Anyhoo, Antony Gormley was fabulous; answering every question about his work, and didn’t leave until after everyone had the chance to talk with him. The Angel of the North hadn’t long been in situ, my Australian/USA readers, if you’re ever in the UK, it is stunning. However, Domain Field was what he was talking about. A few years later, I was given tickets to the last weekend of Blind Light, which was one of the most disconcerting experiences of my life; but that is for another blog, for another day as I’ve gone off on enough tangents as it is.

Antonia walked in with her husband, Peter Duffy; she’d kept her previous married name to write under. Peter sat off to the side and watched her proudly as she held the room in the palm of her hand.
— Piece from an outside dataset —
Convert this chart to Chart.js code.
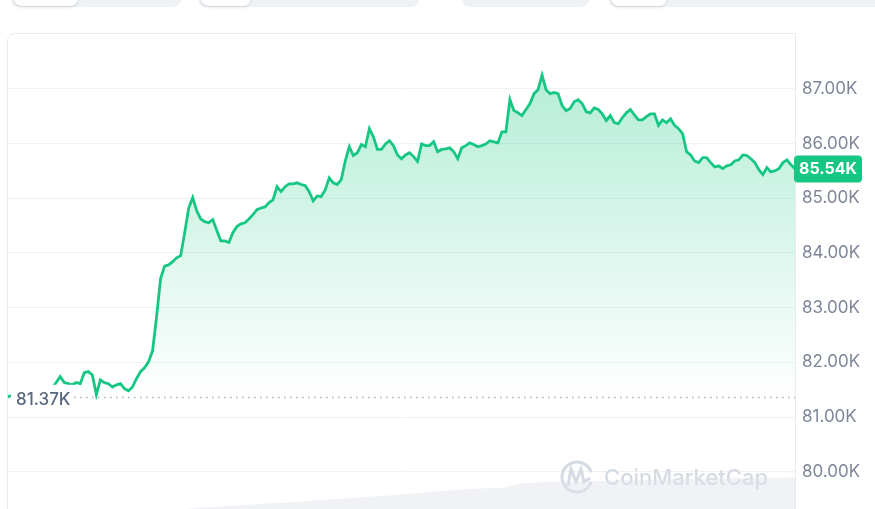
<!DOCTYPE html>
<html>
<head>
<meta charset="utf-8">
<script src="https://cdn.jsdelivr.net/npm/chart.js@4.4.1/dist/chart.umd.min.js"></script>
<style>
  body { margin: 0; background: #fff; font-family: Inter, sans-serif; }
  #wrap { position: relative; width: 875px; height: 509px; overflow: hidden; }
  .tab { position: absolute; top: -10px; height: 17px; background: #eff2f5; border-radius: 8px; }
  .pill { position: absolute; top: -10px; height: 16px; background: #fff; border-radius: 8px; box-shadow: 0 1px 3px rgba(88,102,126,0.25); }
  #box { position: absolute; left: 7px; top: 33px; width: 787px; height: 500px; border: 1px solid #e8ebf0; border-top-left-radius: 8px; }
  canvas { position: absolute; left: 0; top: 0; }
</style>
</head>
<body>
<div id="wrap">
  <div class="tab" style="left:11px;width:170px"></div>
  <div class="pill" style="left:14px;width:64px"></div>
  <div class="tab" style="left:198px;width:221px"></div>
  <div class="pill" style="left:201px;width:50px"></div>
  <div class="tab" style="left:462px;width:127px"></div>
  <div class="tab" style="left:609px;width:275px"></div>
  <div class="pill" style="left:611px;width:56px"></div>
  <div id="box"></div>
  <canvas id="chart" width="875" height="509"></canvas>
</div>
<script>
// Price in thousands of USD, one point per interval
const prices = [
  81.37, 81.40, 81.44, 81.42, 81.45, 81.47, 81.44, 81.46, 81.48, 81.45,
  81.50, 81.54, 81.63, 81.74, 81.63, 81.61, 81.59, 81.63, 81.61, 81.81,
  81.83, 81.77, 81.41, 81.68, 81.63, 81.61, 81.55, 81.59, 81.61, 81.52,
  81.48, 81.55, 81.70, 81.83, 81.90, 82.01, 82.21, 82.83, 83.53, 83.76,
  83.78, 83.84, 83.91, 83.95, 84.37, 84.82, 85.01, 84.77, 84.62, 84.57,
  84.55, 84.61, 84.41, 84.22, 84.22, 84.19, 84.37, 84.48, 84.53, 84.55,
  84.62, 84.70, 84.79, 84.82, 84.84, 84.92, 84.97, 85.21, 85.12, 85.21,
  85.26, 85.26, 85.28, 85.25, 85.23, 85.12, 84.95, 85.04, 85.03, 85.15,
  85.37, 85.28, 85.25, 85.34, 85.68, 85.94, 85.78, 85.83, 85.98, 85.94,
  86.27, 86.12, 85.89, 85.89, 85.99, 86.05, 85.96, 85.79, 85.72, 85.79,
  85.83, 85.76, 85.67, 85.99, 85.96, 85.96, 86.03, 85.85, 85.89, 85.90,
  85.92, 85.85, 85.72, 85.92, 85.96, 86.01, 85.98, 85.94, 85.96, 85.99,
  86.05, 86.03, 86.01, 86.21, 86.21, 86.80, 86.60, 86.56, 86.51, 86.62,
  86.73, 86.91, 86.98, 87.25, 86.98, 86.91, 86.93, 86.91, 86.69, 86.60,
  86.64, 86.76, 86.80, 86.73, 86.58, 86.56, 86.65, 86.62, 86.54, 86.42,
  86.51, 86.38, 86.36, 86.47, 86.56, 86.62, 86.52, 86.43, 86.43, 86.49,
  86.54, 86.54, 86.33, 86.43, 86.38, 86.45, 86.33, 86.27, 86.18, 85.85,
  85.79, 85.68, 85.65, 85.74, 85.74, 85.65, 85.57, 85.59, 85.54, 85.59,
  85.61, 85.68, 85.70, 85.79, 85.78, 85.72, 85.65, 85.52, 85.43, 85.56,
  85.48, 85.50, 85.54, 85.65, 85.70, 85.61, 85.54
];
const labels = prices.map((_, i) => i);

// Volume strip at the bottom (coarser sampling)
const volume = [
  0, 0, 0, 0, 0, 0, 0, 0, 0, 0,
  0, 0, 0.3, 0.5, 0.7, 0.9, 1.1, 1.3, 1.5, 1.8,
  2.0, 2.2, 2.5, 2.7, 2.9, 3.2, 3.5, 3.8, 4.0, 4.2,
  4.4, 4.6, 5.4, 5.6, 5.7, 5.8, 5.9, 5.9, 6.0, 6.1,
  6.1, 6.2, 6.3, 6.3, 6.4, 6.5, 6.5, 6.6, 6.6, 6.7
];
const volLabels = volume.map((_, i) => i);

const yTicks = [80, 81, 82, 83, 84, 85, 86, 87];
const openPrice = 81.37;
const lastPrice = prices[prices.length - 1];

const green = '#16c784';

// Function to format prices like 85.54K
function fmt(v) {
    return v.toFixed(2) + 'K';
}

const overlay = {
    id: 'overlay',
    beforeDatasetsDraw(chart) {
        const c = chart.ctx;
        const area = chart.chartArea;
        const y = chart.scales.y;
        // watermark
        c.save();
        c.strokeStyle = '#d6dbe3';
        c.lineWidth = 3;
        c.beginPath();
        c.arc(577, 477, 15, 0.1 * Math.PI, 1.9 * Math.PI);
        c.stroke();
        c.beginPath();
        c.moveTo(568, 486);
        c.lineTo(571, 469);
        c.lineTo(576, 482);
        c.lineTo(581, 469);
        c.lineTo(584, 482);
        c.lineTo(590, 478);
        c.stroke();
        c.fillStyle = '#d6dbe3';
        c.font = '500 22px Inter';
        c.textBaseline = 'middle';
        c.fillText('CoinMarketCap', 604, 478);
        // dotted open-price line
        const py = Math.round(y.getPixelForValue(openPrice)) + 0.5;
        c.strokeStyle = '#a7b0c0';
        c.lineWidth = 1.3;
        c.setLineDash([1.5, 4.5]);
        c.beginPath();
        c.moveTo(area.left, py);
        c.lineTo(area.right, py);
        c.stroke();
        c.restore();
    },
    afterDatasetsDraw(chart) {
        const c = chart.ctx;
        const y = chart.scales.y;
        const py = y.getPixelForValue(openPrice);
        c.save();
        c.fillStyle = '#fff';
        c.fillRect(11, py - 12, 63, 25);
        c.fillStyle = '#58667e';
        c.font = '500 17px Inter';
        c.textBaseline = 'middle';
        c.fillText(fmt(openPrice), 16, py + 3);
        c.restore();
    },
    afterDraw(chart) {
        const c = chart.ctx;
        const y = chart.scales.y;
        const py = y.getPixelForValue(lastPrice);
        c.save();
        c.fillStyle = green;
        c.beginPath();
        c.roundRect(794, py - 13, 68, 27, 4);
        c.fill();
        c.fillStyle = '#fff';
        c.font = '700 16px Inter';
        c.textAlign = 'center';
        c.textBaseline = 'middle';
        c.fillText(fmt(lastPrice), 828, py + 1);
        c.restore();
    }
};

new Chart(document.getElementById('chart'), {
    type: 'line',
    data: {
        labels: labels,
        datasets: [
            {
                data: prices,
                xAxisID: 'x',
                yAxisID: 'y',
                borderColor: green,
                borderWidth: 2.8,
                pointRadius: 0,
                tension: 0,
                fill: { value: openPrice },
                order: 1,
                backgroundColor: (ctx) => {
                    const chart = ctx.chart;
                    if (!chart.chartArea) return 'rgba(22,199,132,0.15)';
                    const y = chart.scales.y;
                    const g = chart.ctx.createLinearGradient(0, y.getPixelForValue(87.3), 0, y.getPixelForValue(openPrice));
                    g.addColorStop(0, 'rgba(22,199,132,0.32)');
                    g.addColorStop(1, 'rgba(22,199,132,0)');
                    return g;
                }
            },
            {
                data: volume,
                xAxisID: 'xv',
                yAxisID: 'yv',
                borderWidth: 0,
                pointRadius: 0,
                tension: 0.3,
                fill: 'origin',
                order: 2,
                backgroundColor: 'rgba(222,226,234,0.45)'
            }
        ]
    },
    options: {
        responsive: false,
        animation: false,
        layout: { padding: { left: 8, top: 34, right: 0, bottom: 0 } },
        plugins: { legend: { display: false }, tooltip: { enabled: false } },
        scales: {
            x: { display: false, offset: false },
            y: {
                position: 'right',
                min: 79.32,
                max: 88.0,
                afterBuildTicks: (scale) => {
                    scale.ticks = yTicks.map(v => ({ value: v }));
                },
                afterFit: (scale) => {
                    scale.width = 80;
                    scale.paddingTop = 0;
                    scale.paddingBottom = 0;
                },
                border: { display: false },
                grid: { color: '#eff2f5', drawTicks: false, lineWidth: 1 },
                ticks: {
                    padding: 7,
                    color: '#7d8699',
                    font: { family: 'Inter', size: 17 },
                    callback: (v) => fmt(v)
                }
            },
            xv: { type: 'category', labels: volLabels, display: false, offset: false },
            yv: { display: false, min: 0, max: 100 }
        }
    },
    plugins: [overlay]
});
</script>
</body>
</html>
The time flew by, I’d gone because I’d had to. I’d gone as I was being paid to sit there. Instead, I listened. She talked about how writing the perfect sentence was elusive and entirely what she sought to do each day. She thought she might have written one, once.
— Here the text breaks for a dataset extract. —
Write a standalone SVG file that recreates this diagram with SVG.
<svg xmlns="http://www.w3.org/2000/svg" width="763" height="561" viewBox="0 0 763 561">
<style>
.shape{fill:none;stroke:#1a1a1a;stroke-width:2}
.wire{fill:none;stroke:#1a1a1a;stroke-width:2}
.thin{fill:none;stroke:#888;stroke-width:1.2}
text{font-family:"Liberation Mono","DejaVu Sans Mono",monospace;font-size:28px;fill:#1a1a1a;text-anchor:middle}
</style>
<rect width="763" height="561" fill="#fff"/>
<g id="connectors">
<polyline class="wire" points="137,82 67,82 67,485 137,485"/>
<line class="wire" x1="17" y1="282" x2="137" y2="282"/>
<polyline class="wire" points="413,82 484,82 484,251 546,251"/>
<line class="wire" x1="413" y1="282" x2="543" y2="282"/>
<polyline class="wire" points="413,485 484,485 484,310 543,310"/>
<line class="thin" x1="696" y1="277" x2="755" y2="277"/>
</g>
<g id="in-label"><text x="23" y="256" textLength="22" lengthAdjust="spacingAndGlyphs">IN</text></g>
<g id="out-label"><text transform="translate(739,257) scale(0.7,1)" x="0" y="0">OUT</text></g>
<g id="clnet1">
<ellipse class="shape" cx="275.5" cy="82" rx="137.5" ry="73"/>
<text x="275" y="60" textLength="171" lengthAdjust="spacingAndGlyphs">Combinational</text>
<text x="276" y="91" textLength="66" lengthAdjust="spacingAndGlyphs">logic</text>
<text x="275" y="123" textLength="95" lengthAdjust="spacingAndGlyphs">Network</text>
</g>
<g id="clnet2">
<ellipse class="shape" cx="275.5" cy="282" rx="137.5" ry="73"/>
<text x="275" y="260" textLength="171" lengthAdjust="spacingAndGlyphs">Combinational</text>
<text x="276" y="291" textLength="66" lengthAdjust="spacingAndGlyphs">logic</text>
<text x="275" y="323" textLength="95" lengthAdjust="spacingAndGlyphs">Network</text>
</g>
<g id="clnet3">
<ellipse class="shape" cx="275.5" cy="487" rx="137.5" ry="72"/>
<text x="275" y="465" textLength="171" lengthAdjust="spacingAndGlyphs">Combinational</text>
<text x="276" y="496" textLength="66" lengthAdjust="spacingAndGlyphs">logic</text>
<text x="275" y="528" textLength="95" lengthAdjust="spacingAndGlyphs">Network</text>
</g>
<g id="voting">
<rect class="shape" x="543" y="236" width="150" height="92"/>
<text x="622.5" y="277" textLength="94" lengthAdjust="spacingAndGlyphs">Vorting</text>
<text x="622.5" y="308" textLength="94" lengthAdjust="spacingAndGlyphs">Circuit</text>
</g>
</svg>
I see her now, practically being shoved out the door by Peter, so they didn’t miss their train, while still trying to finish her point over her shoulder. She had been gracious with her time too, and opened my eyes to what I’d been missing. Up until this point, while I’d read voraciously all my life, I’d ignored literary fiction. Other than the Classics, I avoided it.

To me, Booker Prize winner meant ‘hard work’, I didn’t want to chew through books, I wanted to fly through them. After hearing Antonia talk, I stood in front of the shelves and chose the least daunting cover of her books. I didn’t read any of the blurbs on the back of any of them to choose a story. I couldn’t, as there were no synopsis printed on them. Publishers, being told how wonderful a book is, while giving me no idea about what it’s about seriously gives me the irrits.
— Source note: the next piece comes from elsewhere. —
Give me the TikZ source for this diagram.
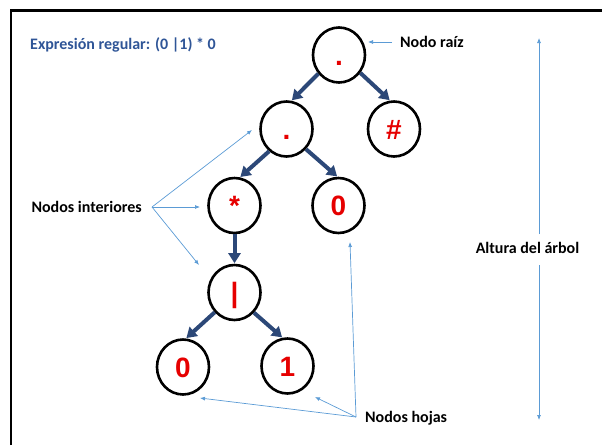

Consequently I went in to Possession completely cold. I read it over the course of a week, turned it around and read it again. I re-read it at least once a year, and not one person that I’ve recommended it to has ever not liked it. Which is really just as well, because if you didn’t like it, 1. I would think you’re crazy and 2. would have to reassess my opinion of you.

I am so jealous of people who have not read the book, because the world she created is stunning and it is waiting in front of you. The characters central to the book are on a collision course across time; it all starts by the chance finding of a draft of a letter, folded into a book. Two Victorian poets, Christabel LaMott and Randolph Henry Ash, who had lived relatively small, quiet lives; although his success was greater than hers (natch), are now subjected to scholars pouring over their every written word. Items of correspondence, even their families and friends’ letters and household diaries; every time pen was put to paper it is examined in detail, on both sides of the Atlantic. From the dusty shelves of a British library, where it costs you to photocopy a page; to the unlimited resources of American backers and a portable photocopier in a suitcase. That unfinished letter unfolds a mystery that had hidden in plain sight. All the scholars around the world who’d spent their academic careers pouring over every word? Everyone had missed it and everyone misunderstood.

I will be forever grateful for that time spent in her company. That one evening listening to AS Byatt talk changed my reading career. Twenty-three years ago, she gave me a gift that has been paid forward a hundred times over. I cherish that she gave me permission to try. Since then, I’ve never looked back from hard books, books that challenge me, books that make me feel deeply.